Он поддерживал и других ученых (если только считал их дело разумным и прибыльным). В частности, он уполномочил муниципалитет Лиона приобрести вязально-ткацкую машину Жакара, вдвое сокращавшую расходы фабрикантов. Станок стоил тому 15 лет непрерывного труда, но его купили за годовую ренту в 3 тысячи франков. Подписывая декрет, Наполеон скажет: «Вот человек, довольствующийся малым». Если император все же сумел как-то оценить заслуги изобретателя, то массы повели себя по отношению к нему как невежественные дикари. За это новшество рабочие Лиона чуть его не утопили, назвав изменником. Однако со временем ему был возвигнут памятник. Тиссандье писал: «Станок системы Жакара произвел переворот в ткацком деле, упрочил фабрикацию шелковых материй в Лионе и открыл этому городу источник мануфактурного богатства. Однако не здесь только промышленность обязана глубокой благодарностью Жакару, но также и в Руане, в С. Кантене, Эльбефе, Седане, Манчестере, Берлине, Москве, С. – Петербурге, в Америке, Индии и даже в Китае».[625]

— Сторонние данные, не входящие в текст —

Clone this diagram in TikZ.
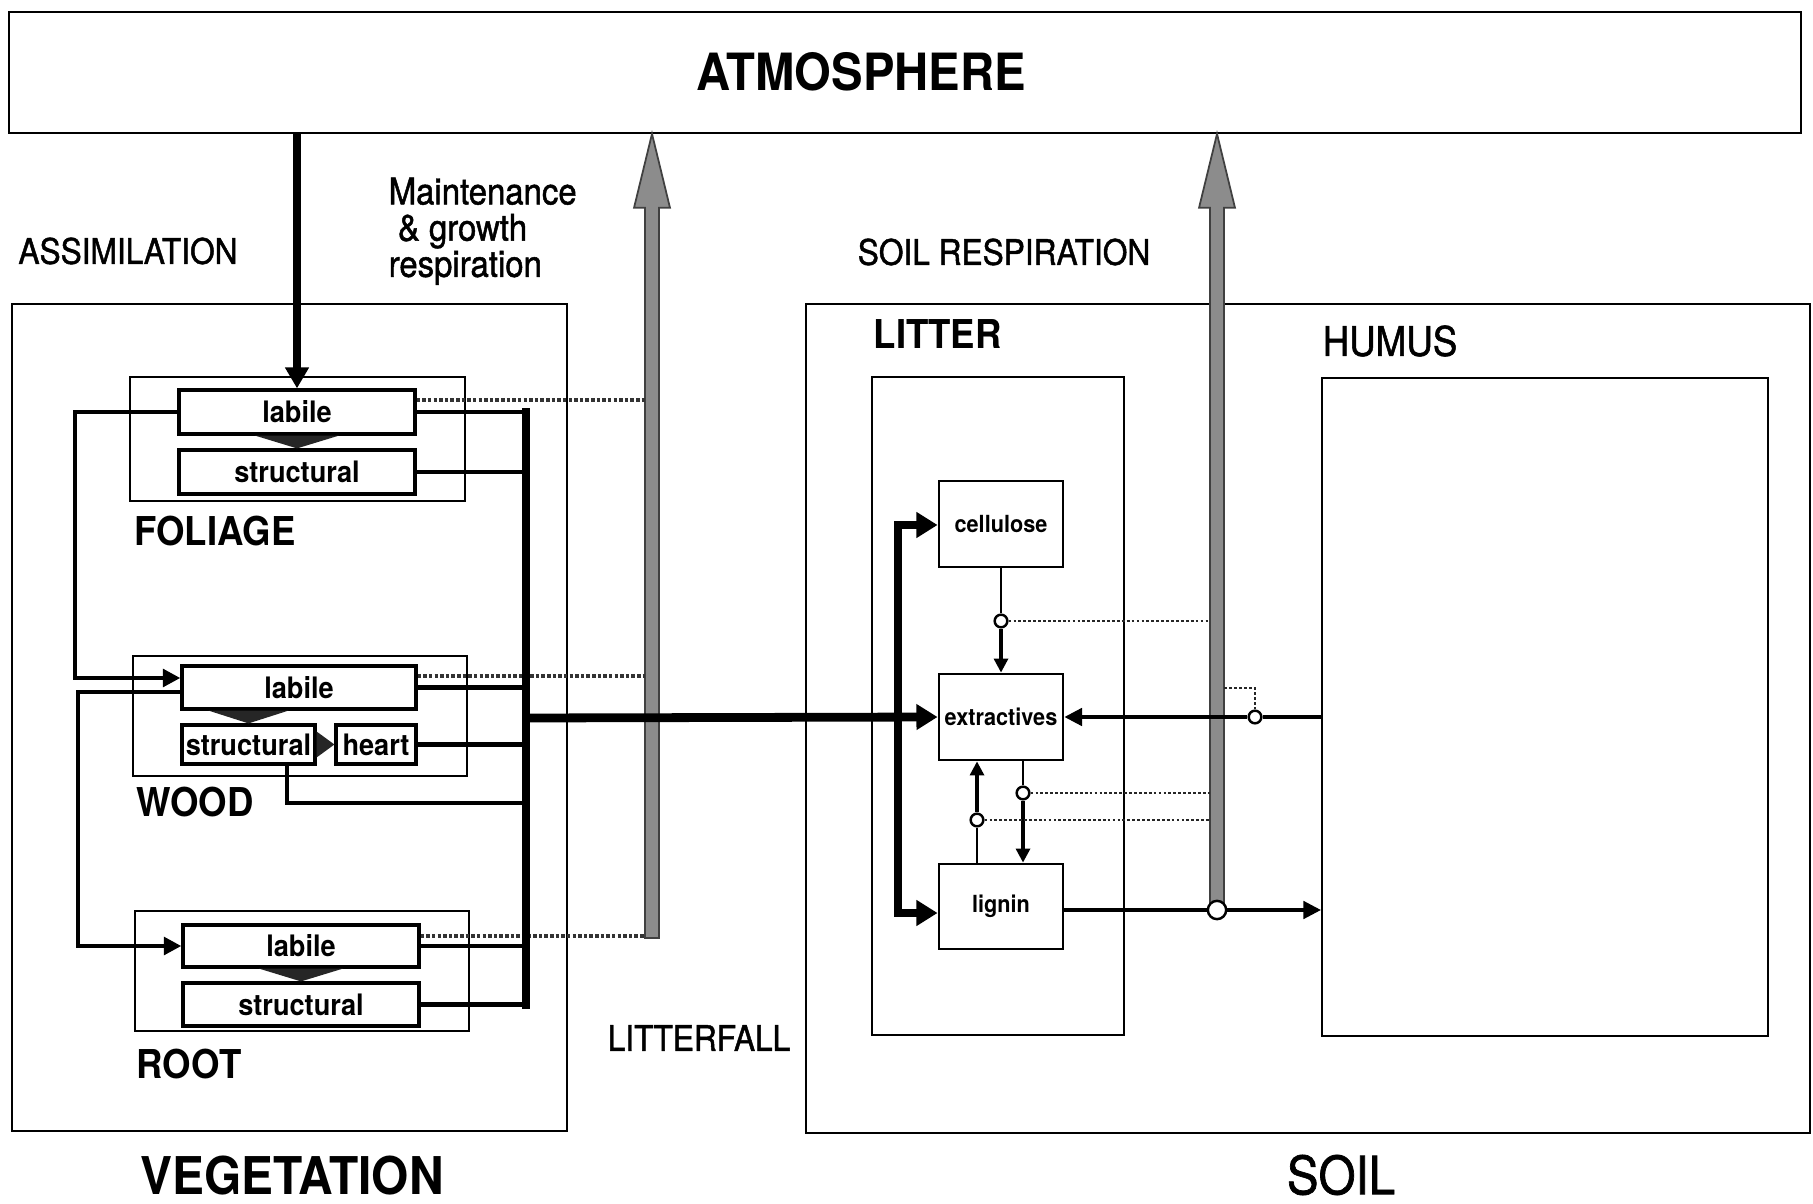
\documentclass[tikz,border=0pt]{standalone}
\usepackage{fontspec}
\setmainfont{TeX Gyre Heros}[FakeStretch=0.92]
\newfontfamily\medfont{TeX Gyre Heros}[FakeStretch=0.9, FakeBold=1.3]
\usetikzlibrary{arrows.meta,calc,fit}
\begin{document}
\begin{tikzpicture}[x=0.01cm,y=-0.01cm,
  frame/.style={draw, line width=0.6pt, inner sep=0pt},
  pool/.style={draw, line width=0.9pt, inner sep=0pt, font=\fontsize{8.4}{9}\selectfont\bfseries},
  lpool/.style={draw, line width=0.8pt, inner sep=0pt, minimum width=1.24cm, font=\fontsize{6.7}{8}\selectfont\bfseries},
  grp/.style={font=\fontsize{11.3}{13}\selectfont\bfseries, anchor=west, inner sep=0pt},
  lbl/.style={font=\medfont\fontsize{10}{11}\selectfont, inner sep=0pt},
  big/.style={font=\fontsize{14.6}{17}\selectfont\bfseries, inner sep=0pt},
  flow/.style={line width=1.2pt},
  flowa/.style={line width=1.2pt, -{Triangle[length=5pt,width=5pt]}},
  heavy/.style={line width=2.5pt},
  heavya/.style={line width=2.5pt, -{Triangle[length=6pt,width=7pt]}},
  thin/.style={line width=0.6pt},
  thina/.style={line width=0.9pt, -{Triangle[length=4pt,width=4pt]}},
  resp/.style={line width=1.4pt, black!80, dash pattern=on 1pt off 0.6pt},
  sresp/.style={line width=0.6pt, black!85, dash pattern=on 0.8pt off 0.6pt},
  greyarr/.style={fill=black!45, draw=black!75, line width=0.5pt},
  valve/.style={circle, draw, fill=white, line width=0.7pt, inner sep=0pt, minimum size=3.6pt},
  wedge/.style={fill=black!85},
]
\useasboundingbox (0,0) rectangle (1813,1204);

% ---------- atmosphere ----------
\node[frame, line width=0.5pt, fit={(9,12)(1801,133)}] (atm) {};
\node[big] (atmlbl) at (861,72) {ATMOSPHERE};

% ---------- main compartments ----------
\node[frame, fit={(12,304)(567,1131)}] (veg) {};
\node[frame, fit={(806,304)(1810,1133)}] (soil) {};
\node[font=\fontsize{14.8}{17}\selectfont\bfseries, inner sep=0pt] (veglbl) at (292,1176) {VEGETATION};
\node[font=\medfont\fontsize{15}{17}\selectfont, inner sep=0pt] (soillbl) at (1341,1175) {SOIL};

% ---------- vegetation pools ----------
\node[frame, fit={(130,377)(465,501)}] (fol) {};
\node[pool, minimum width=2.36cm, minimum height=0.44cm] (fl) at (297,412) {labile};
\node[pool, minimum width=2.36cm, minimum height=0.44cm] (fs) at (297,472) {structural};
\node[grp] (follbl) at (134,531) {FOLIAGE};

\node[frame, fit={(133,656)(467,776)}] (wood) {};
\node[pool, minimum width=2.34cm, minimum height=0.43cm] (wl) at (299,687.5) {labile};
\node[pool, minimum width=1.33cm, minimum height=0.39cm] (ws) at (248.5,744.5) {structural};
\node[pool, minimum width=0.80cm, minimum height=0.39cm] (wh) at (376,744.5) {heart};
\node[grp] (woodlbl) at (136,802) {WOOD};

\node[frame, fit={(135,911)(469,1031)}] (root) {};
\node[pool, minimum width=2.36cm, minimum height=0.42cm] (rl) at (301,946) {labile};
\node[pool, minimum width=2.36cm, minimum height=0.43cm] (rs) at (301,1004.5) {structural};
\node[grp] (rootlbl) at (136,1064) {ROOT};

% allocation wedges
\fill[wedge] ($(fl.south)+(-42,0)$) -- ($(fl.south)+(42,0)$) -- (fs.north) -- cycle;
\fill[wedge] ($(ws.north |- wl.south)+(-40,0)$) -- ($(ws.north |- wl.south)+(40,0)$) -- (ws.north) -- cycle;
\fill[wedge] ($(ws.east)+(0,-13)$) -- ($(ws.east)+(0,13)$) -- (wh.west) -- cycle;
\fill[wedge] ($(rl.south)+(-42,0)$) -- ($(rl.south)+(42,0)$) -- (rs.north) -- cycle;

% ---------- soil pools ----------
\node[frame, fit={(872,377)(1124,1035)}] (litter) {};
\node[frame, fit={(1322,378)(1768,1036)}] (humus) {};
\node[grp] (litlbl) at (873,334) {LITTER};
\node[font=\medfont\fontsize{11.6}{13}\selectfont, anchor=west, inner sep=0pt] (humlbl) at (1322,341) {HUMUS};
\node[lpool, minimum height=0.86cm] (cel) at (1001,524) {cellulose};
\node[lpool, minimum height=0.86cm] (ext) at (1001,717) {extractives};
\node[lpool, minimum height=0.85cm] (lig) at (1001,906.5) {lignin};

% ---------- flux labels ----------
\node[lbl] (assim) at (128,251) {ASSIMILATION};
\node[font=\medfont\fontsize{10.4}{10.3}\selectfont, inner sep=0pt, align=left, anchor=north west] (mgr) at (388,177)
  {Maintenance\\\hspace{0.25em}\& growth\\respiration};
\node[lbl] (soilresp) at (1004,252) {SOIL RESPIRATION};
\node[lbl] (litfall) at (699,1038) {LITTERFALL};

% ---------- respiration (grey) arrows ----------
\coordinate (g1b) at (652,938);
\coordinate (g1t) at (atm.south -| g1b);
\draw[greyarr] ($(g1b)+(-7,0)$) -- ($(g1t)+(-7,74)$) -- ($(g1t)+(-18,74)$) -- (g1t)
  -- ($(g1t)+(18,74)$) -- ($(g1t)+(7,74)$) -- ($(g1b)+(7,0)$) -- cycle;
\coordinate (g2b) at (1217,910);
\coordinate (g2t) at (atm.south -| g2b);
\draw[greyarr] ($(g2b)+(-7,0)$) -- ($(g2t)+(-7,74)$) -- ($(g2t)+(-18,74)$) -- (g2t)
  -- ($(g2t)+(18,74)$) -- ($(g2t)+(7,74)$) -- ($(g2b)+(7,0)$) -- cycle;

% respiration feeds (vegetation)
\coordinate (r1) at (645,400);
\coordinate (r2) at (645,676);
\coordinate (r3) at (645,936);
\draw[resp] (fl.east |- r1) -- (r1);
\draw[resp] (wl.east |- r2) -- (r2);
\draw[resp] (rl.east |- r3) -- (r3);

% ---------- assimilation ----------
\draw[line width=2.3pt, -{Triangle[length=6pt,width=6.5pt]}] (atm.south -| fl.north) -- (fl.north);

% ---------- vegetation transfers ----------
\coordinate (lc1) at (75,412);
\coordinate (lc2) at (75,678);
\draw[flowa] (fl.west) -- (lc1) -- (lc2) -- (wl.west |- lc2);
\coordinate (lc3) at (78,692);
\coordinate (lc4) at (78,946);
\draw[flowa] (wl.west |- lc3) -- (lc3) -- (lc4) -- (rl.west);

% litterfall bus
\coordinate (bt) at (526,412);
\coordinate (bb) at (526,1005);
\coordinate (bo) at (526,718);
\coordinate (wsb) at (287,803);
\draw[heavy, line cap=rect] (bt) -- (bb);
\draw[flow] (fl.east |- bt) -- (bt);
\draw[flow] (fs.east) -- (fs.east -| bt);
\draw[flow] (wl.east) -- (wl.east -| bt);
\draw[flow] (wh.east) -- (wh.east -| bt);
\draw[flow] (ws.south -| wsb) -- (wsb) -- (wsb -| bt);
\draw[flow] (rl.east) -- (rl.east -| bt);
\draw[flow] (rs.east) -- (rs.east -| bt);

% litter bus
\coordinate (lb1) at (898,525);
\coordinate (lb2) at (898,913);
\draw[heavy, {Triangle[length=6pt,width=7pt]}-{Triangle[length=6pt,width=7pt]}, line join=miter]
  (cel.west |- lb1) -- (lb1) -- (lb2) -- (lig.west |- lb2);
\draw[heavya] (bo) -- (ext.west);

% ---------- decomposition ----------
\node[valve] (v1) at (1001,621) {};
\draw[thin] (cel.south) -- (v1);
\draw[thina] (v1) -- (ext.north);
\draw[sresp] (v1.east) -- (v1 -| 1210,0);

\node[valve] (v2) at (1023,793) {};
\draw[thin] (ext.south -| v2) -- (v2);
\draw[thina] (v2) -- (lig.north -| v2);
\draw[sresp] (v2.east) -- (v2 -| 1210,0);

\node[valve] (v3) at (977,820) {};
\draw[thin] (lig.north -| v3) -- (v3);
\draw[thina] (v3) -- (ext.south -| v3);
\draw[sresp] (v3.east) -- (v3 -| 1210,0);

\node[valve] (v4) at (1255,717) {};
\coordinate (v4k) at (1255,688);
\draw[line width=0.9pt] (humus.west |- v4) -- (v4);
\draw[line width=0.9pt, -{Triangle[length=5pt,width=5pt]}] (v4) -- (ext.east);
\draw[sresp] (v4.north) -- (v4k) -- (v4k -| 1224,0);

\draw[line width=0.9pt] (lig.east |- g2b) -- (g2b);
\node[valve, minimum size=5.2pt] (v5) at (g2b) {};
\draw[line width=0.9pt, -{Triangle[length=5pt,width=5pt]}] (v5) -- (humus.west |- v5);

\end{tikzpicture}
\end{document}
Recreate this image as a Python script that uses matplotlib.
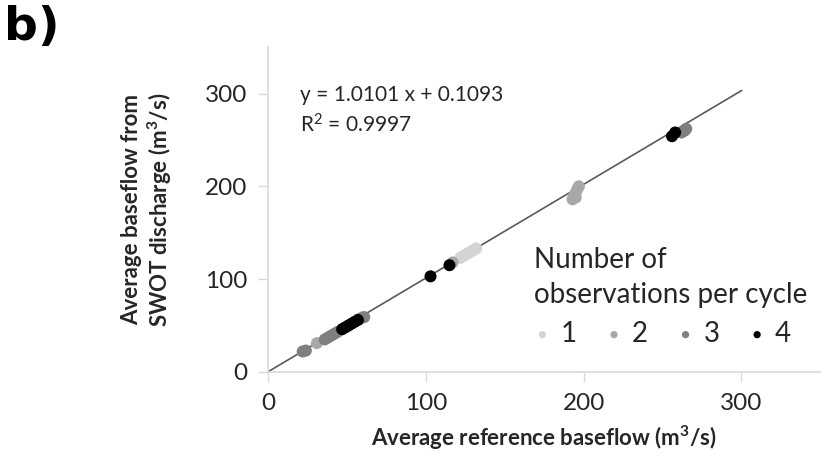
import numpy as np
import matplotlib.pyplot as plt

# average baseflow per station, grouped by number of SWOT observations per cycle
ref_1 = [122, 124, 126, 128, 130, 132]
swot_1 = [123, 125, 127, 129, 131, 133]

ref_2 = [31, 60, 117, 193, 194, 195, 196, 197, 195]
swot_2 = [31, 59, 118, 186, 190, 193, 197, 200, 188]

ref_3 = [22, 24, 36, 38, 40, 42, 44, 58, 61, 262, 264, 265]
swot_3 = [22, 23, 35, 37, 39, 41, 43, 57, 59, 258, 260, 262]

ref_4 = [47, 49, 51, 53, 55, 57, 103, 115, 256, 258]
swot_4 = [46, 48, 50, 52, 54, 56, 103, 115, 254, 258]

labels = ['1', '2', '3', '4']
colors = ['#d4d4d4', '#a8a8a8', '#7f7f7f', '#000000']

slope, intercept, r2 = 1.0101, 0.1093, 0.9997

plt.rcParams['font.family'] = ['Lato', 'DejaVu Sans']
plt.rcParams['mathtext.default'] = 'regular'
txt = '#262626'

fig = plt.figure(figsize=(8.27, 4.62), dpi=100)
ax = fig.add_axes([0.324, 0.195, 0.668, 0.703])

groups = [(ref_1, swot_1), (ref_2, swot_2), (ref_3, swot_3), (ref_4, swot_4)]

# fitted line drawn under the markers
xl = np.array([0, 300])
ax.plot(xl, slope * xl + intercept, color='#595959', lw=1.2, zorder=1)

for (x, y), lab, c in zip(groups, labels, colors):
    ax.scatter(x, y, s=75, color=c, edgecolors='none', label=lab, zorder=2)

ax.set_xlim(0, 350)
ax.set_ylim(0, 350)
ax.set_xticks([0, 100, 200, 300])
ax.set_yticks([0, 100, 200, 300])
ax.tick_params(labelsize=17.5, colors='#d9d9d9', labelcolor=txt,
               length=7, width=1, direction='out', pad=8)

for side in ['top', 'right']:
    ax.spines[side].set_visible(False)
for side in ['left', 'bottom']:
    ax.spines[side].set_color('#d9d9d9')
    ax.spines[side].set_linewidth(1.2)

ax.set_xlabel('Average reference baseflow (m$^3$/s)', fontsize=16,
              fontweight='bold', color=txt, labelpad=7)
ax.set_ylabel('Average baseflow from\nSWOT discharge (m$^3$/s)', fontsize=16,
              fontweight='bold', color=txt, labelpad=22, linespacing=1.15)

ax.text(20, 298, f'y = {slope:.4f} x + {intercept:.4f}', fontsize=15,
        color=txt, va='center')
ax.text(20, 266, f'R$^2$ = {r2:.4f}', fontsize=15, color=txt, va='center')

leg = ax.legend(title='Number of\nobservations per cycle', ncol=4, frameon=False,
                fontsize=20, title_fontsize=20, loc='upper left',
                bbox_to_anchor=(534 / 827, 1 - 247 / 462),
                bbox_transform=fig.transFigure, handlelength=0.6,
                handletextpad=0.35, columnspacing=1.05, markerscale=0.6,
                borderpad=0, borderaxespad=0, labelspacing=0.2)
leg._legend_box.align = 'left'
leg._legend_box.sep = 9
for t in leg.get_texts():
    t.set_color(txt)
leg.get_title().set_color(txt)
leg.get_title().set_linespacing(1.45)

fig.text(0.005, 0.99, 'b)', fontsize=34, fontweight='bold', va='top',
         family='DejaVu Sans')

fig.savefig('out.png', dpi=100)
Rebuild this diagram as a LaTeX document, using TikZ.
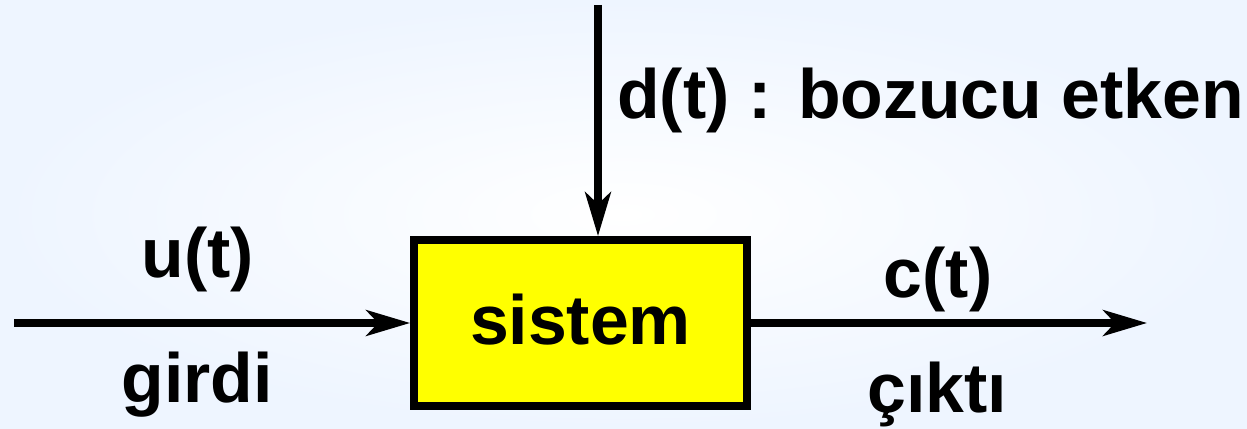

Хотя порой и Наполеону изменял его знаменитый глазомер. Одним из самых известных примеров близорукости Бонапарта стала история с изобретателем Р. Фултоном. Как известно, тот построил паровое судно, продемонстрировав его 9 августа 1803 г. на Сене. В числе зрителей были не только простые люди, но и делегаты Академии наук (Бугенвиль, Боссю, Карно, Перье). Однако напрасно изобретатель призывал всемогущего диктатора обратить внимание на свое детище. Тот относился к Фултону как к авантюристу и шарлатану. Вот как описывал маршал Мармон в «Мемуарах» эту историю: «Американец Фултон… предложил применить к мореплаванию паровую машину, как наиболее могущественный из всех известных нам двигателей. Бонапарт, бывший против всяких нововведений вследствие своих предрассудков, отклонил предложение Фултона. Это отвращение ко всему новому обуславливалось его воспитанием… Но благоразумная сдержанность – говоря мимоходом – не должна переходить в презрение к улучшениям и усовершенствованиям. Фултон продолжал настаивать на дозволении ему сделать опыты и показать результаты того, что он называл своим изобретением. Первый консул считал Фултона шарлатаном и не хотел ничего слышать. Два раза я пытался разубедить в этом Бонапарта, но безуспешно… невозможно и определить, что случилось бы, если бы только удалось изменить его взгляды… Фултона послал нам добрый гений Франции. Не послушавшись его голоса, первый консул выпустил из рук свое счастье». А всего четыре года спустя использование пароходов стало реальностью.